Additionally, Pakistan has requested Beijing to reprofile over $15 billion in energy sector liabilities and shift from imported to local coal to ease fiscal pressures, manage foreign exchange outflows, and adjust consumer tariffs.
Currently, Saudi Arabia’s exposure to Pakistan stands at $5 billion, with China at $4 billion and the UAE at $3 billion. Pakistan’s request for an additional $1.5 billion from Saudi Arabia may be fulfilled through a bilateral commercial loan or a SAFE deposit.
Saudi Finance Minister Mohammed Al-Jadaan has assured additional support, but the confirmation process is reportedly delayed. Finance Minister Muhammad Aurangzeb had anticipated prompt rollover confirmations based on assurances from Chinese, Saudi, and UAE finance ministers.
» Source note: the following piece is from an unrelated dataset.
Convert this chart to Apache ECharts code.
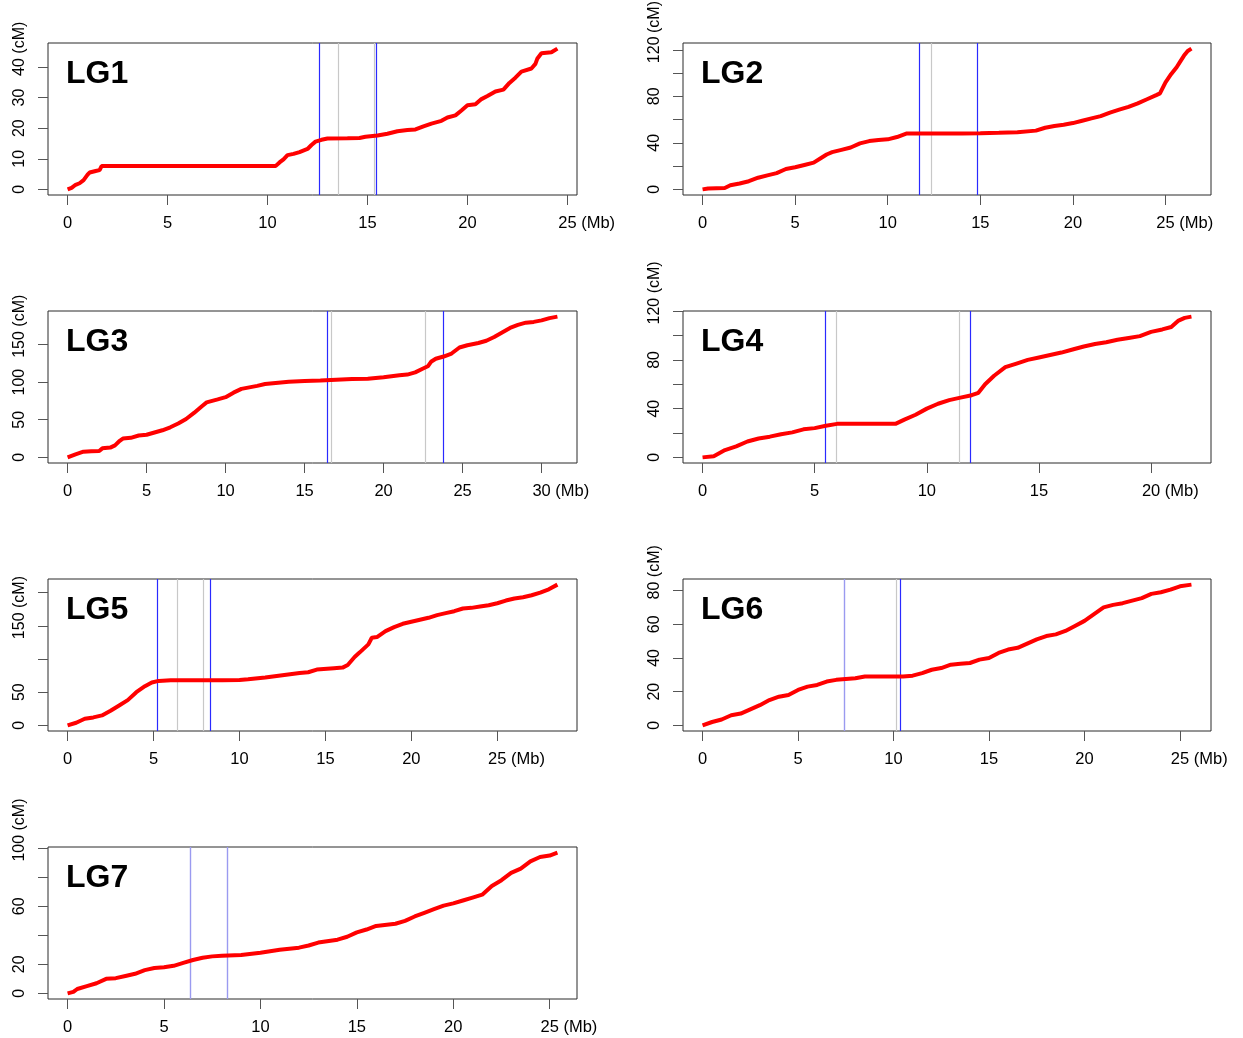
<!DOCTYPE html>
<html><head><meta charset="utf-8">
<script src="https://cdn.jsdelivr.net/npm/echarts@6/dist/echarts.min.js"></script>
<style>html,body{margin:0;padding:0;background:#fff}#c{width:1243px;height:1038px}</style>
</head><body><div id="c"></div>
<script>
// ---------- data (physical position in Mb, genetic position in cM) ----------
const lg1Pos = [0,0.2,0.4,0.6,0.8,1.0,1.1,1.4,1.6,1.7,3,5,7,9,10.4,10.6,10.8,11.0,11.3,11.6,12.0,12.2,12.4,12.7,13.0,14.0,14.6,14.9,15.5,16.0,16.5,17.0,17.4,17.8,18.2,18.7,19.0,19.4,19.7,20.0,20.4,20.7,21.0,21.4,21.8,22.1,22.4,22.7,23.2,23.4,23.5,23.7,24.2,24.5];
const lg1CM  = [0,0.5,1.5,2,3,4.8,5.5,6,6.3,7.6,7.6,7.6,7.6,7.6,7.6,8.8,9.8,11.2,11.6,12.2,13.2,14.5,15.6,16.2,16.6,16.7,16.8,17.2,17.6,18.2,19.0,19.4,19.6,20.6,21.5,22.4,23.5,24.2,25.8,27.5,27.8,29.5,30.5,32,32.6,34.8,36.5,38.5,39.5,41,42.8,44.5,44.8,46];
const lg2Pos = [0,0.3,1.2,1.5,2.0,2.5,3.0,3.5,4.0,4.5,5.0,5.5,6.0,6.4,6.7,7.0,7.5,8.0,8.5,9.0,9.5,10.0,10.5,11.0,12,13,14,15,16,17,18,18.5,19,19.5,20,20.5,21,21.5,22,22.5,23,23.5,24,24.5,24.7,25.0,25.3,25.6,25.8,26.0,26.2,26.4];
const lg2CM  = [0,0.8,1.2,3.5,5,7,10,12,14,17.5,19,21,23,27,30,32,34,36,39.5,41.5,42.5,43,45,48,48,48,48,48.2,48.6,49.2,50.5,53,54.5,55.5,57,59,61,63,66,68.5,71,74,77.5,81,82.5,92,99,105,110,115,119,121];
const lg3Pos = [0,0.5,1.0,1.5,2.0,2.2,2.7,3.0,3.3,3.5,4.0,4.5,5.0,5.5,6.0,6.5,7.0,7.5,8.0,8.5,8.8,9.5,10.0,10.5,11.0,11.5,12.0,12.5,13.0,14.0,15.0,16.0,17.0,18.0,19.0,20.0,21.0,21.5,22.0,22.5,22.8,23.0,23.3,23.8,24.3,24.8,25.3,26,26.5,27,27.5,28,28.5,29,29.5,30,30.5,31.0];
const lg3CM  = [0,4,7.5,8,8.5,12,13,16,22,25,26,29,30,33,36,40,45,51,59,68,73,77,80,86,91,93,95,97.5,98.5,100.5,101.5,102,103,104,104.5,106.5,109,110,113,118,121,127,131,134,138,146,149,152,155,160,166,172,176,179,180,182,185,187];
const lg4Pos = [0,0.5,1.0,1.5,2.0,2.5,3.0,3.5,4.0,4.5,5.0,5.5,6.0,7,8,8.6,9.0,9.5,10.0,10.5,11.0,11.5,12.0,12.3,12.6,13.0,13.5,14.0,14.5,15.0,15.5,16.0,16.5,17.0,17.5,18.0,18.5,19.0,19.5,20.0,20.5,20.9,21.2,21.5,21.8];
const lg4CM  = [0,1,6,9,13,15.5,17,19,20.5,23,24,26,27.5,27.5,27.5,27.5,31,35,40,44,47,49,51,53,60,67,74,77,80,82,84,86,88.5,91,93,94.5,96.5,98,99.5,103,105,107,112,114.5,115.5];
const lg5Pos = [0,0.5,1.0,1.5,2.0,2.5,3.0,3.5,4.0,4.5,4.9,5.3,6,7,8,9,10,10.5,11.5,12.5,13.5,14.0,14.5,15.5,16.0,16.3,16.7,17.0,17.5,17.7,18.0,18.5,19.0,19.5,20.0,20.5,21.0,21.5,22.0,22.5,23.0,23.5,24.0,24.5,25.0,25.5,26.0,26.5,27.0,27.5,28.0,28.5];
const lg5CM  = [0,4,10,12,15,22,30,38,50,59,64.6,67,68,68,68,68,68.5,69.5,72,75.5,79,80,84,86,87,91,103,110,122,132,133,142,148,153,156,159,162,166,169,172,176,177,179,181,184,188,191,193,196,200,205,212];
const lg6Pos = [0,0.5,1.0,1.5,2.0,2.5,3.0,3.5,4.0,4.5,5.0,5.5,6.0,6.5,7.0,7.5,8.0,8.5,9.5,10.5,11.0,11.5,12.0,12.5,13.0,13.5,14.0,14.5,15.0,15.5,16.0,16.5,17.0,17.5,18.0,18.5,19.0,19.5,20.0,20.5,21.0,21.5,22.0,22.5,23.0,23.5,24.0,24.5,25.0,25.6];
const lg6CM  = [0,2,3.5,6,7,9.5,12,15,17,18,21,23,24,26,27,27.5,28,29,29,29,29.5,31,33,34,36,36.5,37,39,40,43,45,46,48.5,51,53,54,56,59,62,66,70,71.5,72.5,74,75.5,78,79,80.5,82.5,83.5];
const lg7Pos = [0,0.3,0.5,1.0,1.5,2.0,2.5,3.0,3.5,4.0,4.5,5.0,5.5,6.0,6.5,7.0,7.5,8.0,9.0,10.0,11.0,12.0,12.5,13.0,14.0,14.5,15.0,15.5,16.0,17.0,17.5,18.0,18.5,19.0,19.5,20.0,20.5,21.0,21.5,22.0,22.5,23.0,23.5,24.0,24.5,25.0,25.4];
const lg7CM  = [0,1,3,5,7,10,10.5,12,13.5,16,17.5,18,19,21,23,24.5,25.5,26,26.5,28,30,31.5,33,35,37,39,42,44,46.5,48,50,53,55.5,58,60.5,62,64,66,68,74,78,83,86,91,94,95,97];

// vertical marker positions (Mb)
const lg1Blue = [12.6, 15.42]; const lg1Gray = [13.55, 15.35]; const lg1Light = [];
const lg2Blue = [11.68, 14.85]; const lg2Gray = [12.33];       const lg2Light = [];
const lg3Blue = [16.42, 23.78]; const lg3Gray = [16.68, 22.64]; const lg3Light = [];
const lg4Blue = [5.46, 11.92];  const lg4Gray = [5.95, 11.45];  const lg4Light = [];
const lg5Blue = [5.23, 8.31];   const lg5Gray = [6.4, 7.9];     const lg5Light = [];
const lg6Blue = [10.33];        const lg6Gray = [10.12];        const lg6Light = [7.44];
const lg7Blue = [];             const lg7Gray = [];             const lg7Light = [6.34, 8.26];

// tick values and labels
const lg1XTicks = [0,5,10,15,20,25]; const lg1YTicks = [0,10,20,30,40];             const lg1YLabels = [0,10,20,30,40];
const lg2XTicks = [0,5,10,15,20,25]; const lg2YTicks = [0,20,40,60,80,100,120];     const lg2YLabels = [0,40,80,120];
const lg3XTicks = [0,5,10,15,20,25,30]; const lg3YTicks = [0,50,100,150];           const lg3YLabels = [0,50,100,150];
const lg4XTicks = [0,5,10,15,20];    const lg4YTicks = [0,20,40,60,80,100,120];     const lg4YLabels = [0,40,80,120];
const lg5XTicks = [0,5,10,15,20,25]; const lg5YTicks = [0,50,100,150,200];          const lg5YLabels = [0,50,150];
const lg6XTicks = [0,5,10,15,20,25]; const lg6YTicks = [0,20,40,60,80];             const lg6YLabels = [0,20,40,60,80];
const lg7XTicks = [0,5,10,15,20,25]; const lg7YTicks = [0,20,40,60,80,100];         const lg7YLabels = [0,20,60,100];

const panelNames = ['LG1','LG2','LG3','LG4','LG5','LG6','LG7'];

// ---------- build ----------
const panels = [
  {pos:lg1Pos, cm:lg1CM, blue:lg1Blue, gray:lg1Gray, light:lg1Light, xt:lg1XTicks, yt:lg1YTicks, yl:lg1YLabels},
  {pos:lg2Pos, cm:lg2CM, blue:lg2Blue, gray:lg2Gray, light:lg2Light, xt:lg2XTicks, yt:lg2YTicks, yl:lg2YLabels},
  {pos:lg3Pos, cm:lg3CM, blue:lg3Blue, gray:lg3Gray, light:lg3Light, xt:lg3XTicks, yt:lg3YTicks, yl:lg3YLabels},
  {pos:lg4Pos, cm:lg4CM, blue:lg4Blue, gray:lg4Gray, light:lg4Light, xt:lg4XTicks, yt:lg4YTicks, yl:lg4YLabels},
  {pos:lg5Pos, cm:lg5CM, blue:lg5Blue, gray:lg5Gray, light:lg5Light, xt:lg5XTicks, yt:lg5YTicks, yl:lg5YLabels},
  {pos:lg6Pos, cm:lg6CM, blue:lg6Blue, gray:lg6Gray, light:lg6Light, xt:lg6XTicks, yt:lg6YTicks, yl:lg6YLabels},
  {pos:lg7Pos, cm:lg7CM, blue:lg7Blue, gray:lg7Gray, light:lg7Light, xt:lg7XTicks, yt:lg7YTicks, yl:lg7YLabels}
];

const FONT = '"Liberation Sans", Arial, Helvetica, sans-serif';
const FSX = 16.5, FSY = 16;
const colLeft = [48, 683], colWidth = [529, 528];
const rowTop = [43, 311, 579, 847], boxH = 152;
const XMARGIN = 20, YMARGIN = 20;

function ext(arr){ const mn=Math.min(...arr), mx=Math.max(...arr), d=(mx-mn)*0.04; return [mn-d, mx+d]; }

const grids=[], xAxes=[], yAxes=[], series=[], titles=[];
panels.forEach((p,i)=>{
  const col=i%2, row=Math.floor(i/2);
  const g={left:colLeft[col], top:rowTop[row], width:colWidth[col], height:boxH};
  p.grid=g;
  grids.push(Object.assign({show:true, borderColor:'#2a2a2a', borderWidth:1, backgroundColor:'transparent'}, g));
  const [x0,x1]=ext(p.pos), [y0,y1]=ext(p.cm);
  p.x0=x0; p.y0=y0;
  xAxes.push({type:'value', gridIndex:i, min:x0, max:x1, position:'bottom',
    axisLine:{show:false, onZero:false}, splitLine:{show:false},
    axisTick:{show:true, inside:false, length:10, lineStyle:{color:'#555', width:1}, customValues:p.xt},
    axisLabel:{customValues:p.xt, margin:XMARGIN, fontSize:FSX, fontFamily:FONT, color:'#000', hideOverlap:false}
  });
  yAxes.push({type:'value', gridIndex:i, min:y0, max:y1, position:'left',
    axisLine:{show:false, onZero:false}, splitLine:{show:false},
    axisTick:{show:true, inside:false, length:10, lineStyle:{color:'#555', width:1}, customValues:p.yt},
    axisLabel:{customValues:p.yl, rotate:90, margin:YMARGIN, fontSize:FSY, fontFamily:FONT, color:'#000', hideOverlap:false}
  });
  const ml=[];
  p.gray.forEach(v=>ml.push({xAxis:v, lineStyle:{color:'#c8c8c8', width:1.2, type:'solid'}}));
  p.light.forEach(v=>ml.push({xAxis:v, lineStyle:{color:'#9a9af0', width:1.4, type:'solid'}}));
  p.blue.forEach(v=>ml.push({xAxis:v, lineStyle:{color:'#2a2aff', width:1.2, type:'solid'}}));
  series.push({type:'line', xAxisIndex:i, yAxisIndex:i, data:[[p.pos[0],p.cm[0]]], showSymbol:false,
    lineStyle:{opacity:0}, z:1, silent:true,
    markLine:{silent:true, symbol:['none','none'], label:{show:false}, animation:false, data:ml}});
  series.push({type:'line', xAxisIndex:i, yAxisIndex:i, data:p.pos.map((x,j)=>[x,p.cm[j]]),
    showSymbol:false, lineStyle:{color:'#ff0000', width:4}, z:10, silent:true});
  titles.push({text:panelNames[i], left:g.left+18, top:g.top+15, padding:0,
    textStyle:{fontSize:32, fontWeight:'bold', fontFamily:FONT, color:'#000'}});
});

const chart = echarts.init(document.getElementById('c'), null, {renderer:'canvas'});
chart.setOption({animation:false, backgroundColor:'#fff', title:titles, grid:grids, xAxis:xAxes, yAxis:yAxes, series:series});

// unit texts "(Mb)" / "(cM)" following the last labelled tick
const ctx=document.createElement('canvas').getContext('2d');
const tw = (s,fs)=>{ ctx.font = fs+'px '+FONT; return ctx.measureText(s).width; };
const graphics=[];
panels.forEach((p,i)=>{
  const g=p.grid;
  const xv=p.xt[p.xt.length-1];
  const px=chart.convertToPixel({gridIndex:i},[xv,p.y0]);
  graphics.push({type:'text', x:px[0]+tw(String(xv),FSX)/2+tw(' ',FSX), y:g.top+g.height+XMARGIN, silent:true,
    style:{text:'(Mb)', fill:'#000', fontSize:FSX, fontFamily:FONT, align:'left', verticalAlign:'top'}});
  const yv=p.yl[p.yl.length-1];
  const py=chart.convertToPixel({gridIndex:i},[p.x0,yv]);
  const yStart=Math.max(py[1]-tw(String(yv),FSY)/2-tw(' ',FSY), tw('(cM)',FSY)+1);
  graphics.push({type:'text', x:g.left-YMARGIN, y:yStart, rotation:Math.PI/2, silent:true,
    style:{text:'(cM)', fill:'#000', fontSize:FSY, fontFamily:FONT, align:'left', verticalAlign:'bottom'}});
});
chart.setOption({graphic:graphics});
</script>
</body></html>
These confirmations were expected to lead to IMF board approval by late August but have been tentatively rescheduled to September.
Following his visit to China on July 28, Aurangzeb reported positive assurances from his counterparts, claiming a strong position on external financing for the coming years. However, this support has yet to materialize fully. The finance minister and his team are now reaching out to UAE commercial banks and seeking further assistance from Saudi Arabia, despite some offers from Western banks with unfavorable interest rates.
Discussions have been held with executives from Mashreq Bank and Dubai Islamic Bank, and recent talks with the Saudi finance minister are also reported. An official indicated that Pakistan must improve its credit rating and secure Saudi support before finalizing commercial lending agreements with foreign banks.
The finance ministry initially expected the trio of lenders to quickly roll over $12 billion in debt by three to five years to secure IMF approval by August. The new target for IMF approval is September.
For the current fiscal year, Pakistan aims to secure $20 billion in foreign borrowing, with an additional $3 billion rollover from the UAE. This borrowing is projected to increase reserves to approximately $19 to $20 billion by the end of the fiscal year, including $4 billion from foreign commercial borrowing and $1 billion from international bonds.